* _Problem requirements_:
All lines featuring the string "this" are to be listed.

* _Data to use_:
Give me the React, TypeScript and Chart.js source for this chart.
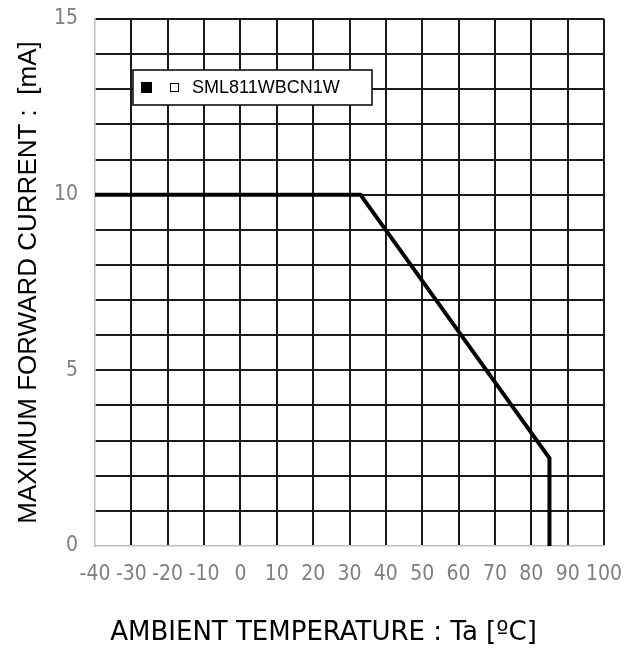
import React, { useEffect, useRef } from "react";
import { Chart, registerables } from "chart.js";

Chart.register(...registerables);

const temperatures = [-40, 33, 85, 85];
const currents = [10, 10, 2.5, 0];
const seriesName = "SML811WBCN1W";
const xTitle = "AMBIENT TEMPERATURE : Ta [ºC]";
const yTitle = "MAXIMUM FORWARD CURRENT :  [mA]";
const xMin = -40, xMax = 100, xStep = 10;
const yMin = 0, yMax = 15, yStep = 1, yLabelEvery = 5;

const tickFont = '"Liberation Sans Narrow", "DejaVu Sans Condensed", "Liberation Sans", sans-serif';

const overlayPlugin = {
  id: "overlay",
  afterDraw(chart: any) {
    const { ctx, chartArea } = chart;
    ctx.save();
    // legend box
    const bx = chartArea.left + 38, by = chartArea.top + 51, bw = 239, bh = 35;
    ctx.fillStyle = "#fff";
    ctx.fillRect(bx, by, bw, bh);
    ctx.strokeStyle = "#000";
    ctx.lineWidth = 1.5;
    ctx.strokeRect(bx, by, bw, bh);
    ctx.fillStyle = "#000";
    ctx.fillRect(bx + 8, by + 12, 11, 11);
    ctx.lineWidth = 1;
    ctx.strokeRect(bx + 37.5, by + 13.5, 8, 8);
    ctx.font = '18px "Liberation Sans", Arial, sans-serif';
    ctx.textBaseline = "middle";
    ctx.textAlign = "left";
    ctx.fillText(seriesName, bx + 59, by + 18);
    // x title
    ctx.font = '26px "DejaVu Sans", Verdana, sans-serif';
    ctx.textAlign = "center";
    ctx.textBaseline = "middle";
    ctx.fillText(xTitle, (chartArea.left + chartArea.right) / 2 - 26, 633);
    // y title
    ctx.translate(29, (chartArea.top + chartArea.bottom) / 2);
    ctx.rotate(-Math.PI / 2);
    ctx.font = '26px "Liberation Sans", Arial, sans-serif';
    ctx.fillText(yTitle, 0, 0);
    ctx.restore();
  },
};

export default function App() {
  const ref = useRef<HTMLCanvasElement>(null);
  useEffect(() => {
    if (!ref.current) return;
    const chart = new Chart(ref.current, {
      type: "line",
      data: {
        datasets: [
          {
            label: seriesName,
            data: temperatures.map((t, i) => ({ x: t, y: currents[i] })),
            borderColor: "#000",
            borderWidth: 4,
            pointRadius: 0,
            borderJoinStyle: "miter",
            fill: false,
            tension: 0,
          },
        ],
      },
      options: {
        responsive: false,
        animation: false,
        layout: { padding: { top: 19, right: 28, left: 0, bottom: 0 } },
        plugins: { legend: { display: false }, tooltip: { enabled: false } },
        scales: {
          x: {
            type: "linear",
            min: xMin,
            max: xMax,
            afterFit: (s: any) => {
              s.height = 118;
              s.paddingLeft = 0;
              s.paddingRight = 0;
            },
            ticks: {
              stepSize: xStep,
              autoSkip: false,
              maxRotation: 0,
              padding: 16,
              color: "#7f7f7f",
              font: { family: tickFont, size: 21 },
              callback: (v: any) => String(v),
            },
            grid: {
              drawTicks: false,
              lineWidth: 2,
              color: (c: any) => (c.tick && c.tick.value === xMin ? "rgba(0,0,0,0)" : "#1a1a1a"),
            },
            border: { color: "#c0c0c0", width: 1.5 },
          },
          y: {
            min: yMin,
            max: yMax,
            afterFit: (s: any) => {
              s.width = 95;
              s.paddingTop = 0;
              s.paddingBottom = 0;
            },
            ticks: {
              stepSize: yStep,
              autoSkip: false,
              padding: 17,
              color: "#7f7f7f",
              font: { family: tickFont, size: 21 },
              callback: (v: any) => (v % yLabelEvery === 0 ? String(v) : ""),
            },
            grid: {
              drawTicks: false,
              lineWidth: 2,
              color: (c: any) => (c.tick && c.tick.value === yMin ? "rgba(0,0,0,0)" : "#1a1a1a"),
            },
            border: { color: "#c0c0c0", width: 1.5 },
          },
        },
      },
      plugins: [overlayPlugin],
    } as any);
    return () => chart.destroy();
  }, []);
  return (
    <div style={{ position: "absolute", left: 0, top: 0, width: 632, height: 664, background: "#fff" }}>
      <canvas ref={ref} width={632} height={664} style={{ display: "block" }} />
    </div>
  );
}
---
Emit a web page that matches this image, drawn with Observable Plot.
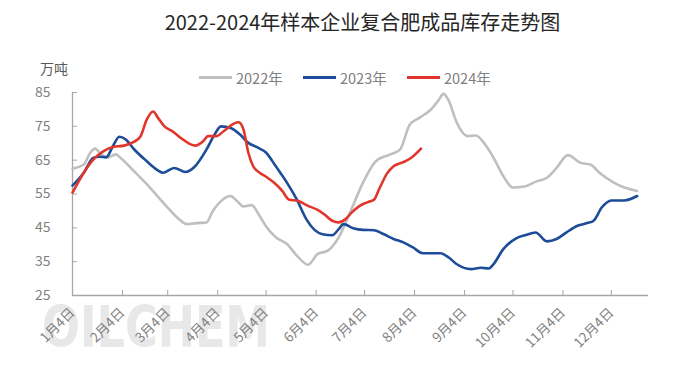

* _Exercise response_:
Give me the React, TypeScript and Chart.js source for this chart.
Emit a web page that matches this image, drawn with Observable Plot.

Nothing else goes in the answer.